A soma de seus votos é um recorde nas eleições municipais de São Paulo, pois Cacareco, sozinho, totaliza muito mais do que a legenda mais poderosa. A média do seu eleitorado mantém-se firme, com 20 a 30 votos por urna, em todos os bairros, do mais pobre ao mais rico. Aliás, o fenômeno político encarnado por Cacareco é algo que sòmente poderia ser explicado por algum sujeito muito entendido em dialética: sua candidatura ganhou corpo no seio da massa, de maneira espontânea, conquistou o restinho da classe média que ainda não morreu de fome e atingiu as mais altas camadas da burguesia. Ainda assim, tudo foi tentado contra êle: as “forças ocultas que tentam combater as correntes populares” investiram, pelos jornais, rádios e TV, numa campanha ruidosa, com o objetivo precípuo de evitar o ingresso do “elemento perigoso ao regime” na versão paulista da Gaiola de Ouro. Tal campanha ficou sem resposta. Cacareco não tinha acesso às fontes de divulgação.
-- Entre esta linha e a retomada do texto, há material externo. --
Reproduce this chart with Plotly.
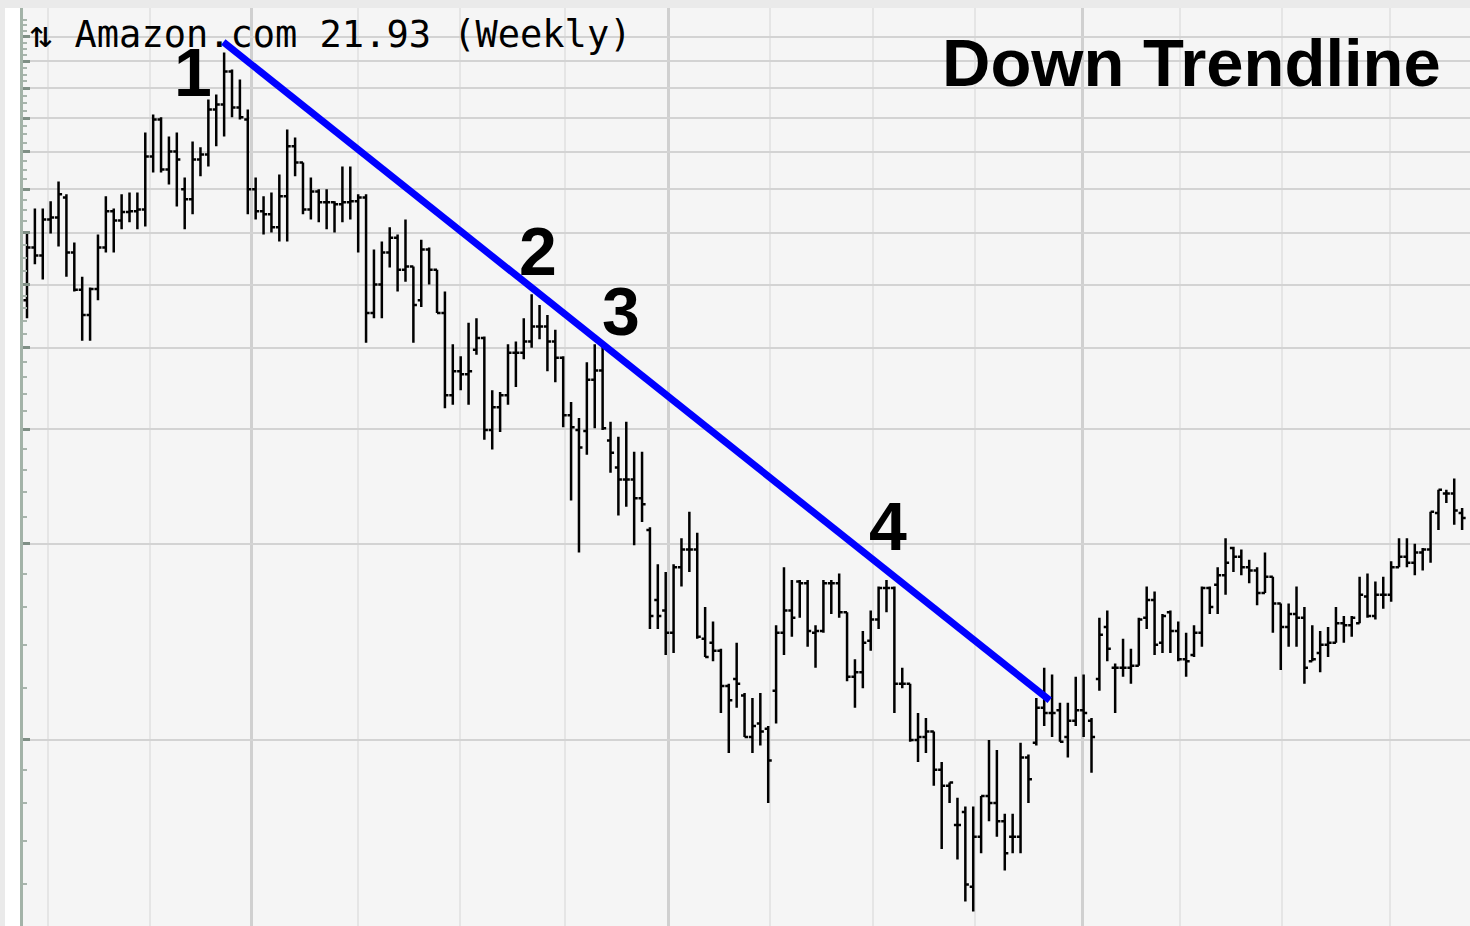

O seu comitê eleitoral continuou funcionando no Jardim Zoológico de São Paulo, e Cacareco sòmente se desnorteou quando um dos seus mais ferrenhos oponentes dedicou todo um editorial à sua candidatura, no jornal mais conservador da capital paulista. Depois Cacareco se zangou quando foi intentada (e conseguida) uma solução extralegal e antidemocrática para sua candidatura: a altura dos acontecimentos em que eleitor do Cacareco se portava como torcedor do Santos F. C. - peito estufado e ar de “já ganhou” - as “forças ocultas” conseguiram que o candidato popular fôsse “exilado”, dois dias antes da eleição, para o Rio de Janeiro. O “golpe” consumou-se na calada da noite, mas a coisa não foi tão calada assim: sem mais aquela, enfiaram-no num caminhão. Aí, sim, êle se danou. Ficou perigoso. Não só para o regime, mas (e principalmente) para quem estava por perto. Mas o “Povo” e as “Classes Oprimidas” foram magnificamente à forra e concederam, aproximadamente, cem mil votos a Cacareco. Êsse movimento orginal surgiu, agora se sabe, num bairro dos mais populosos de S. Paulo: Osasco.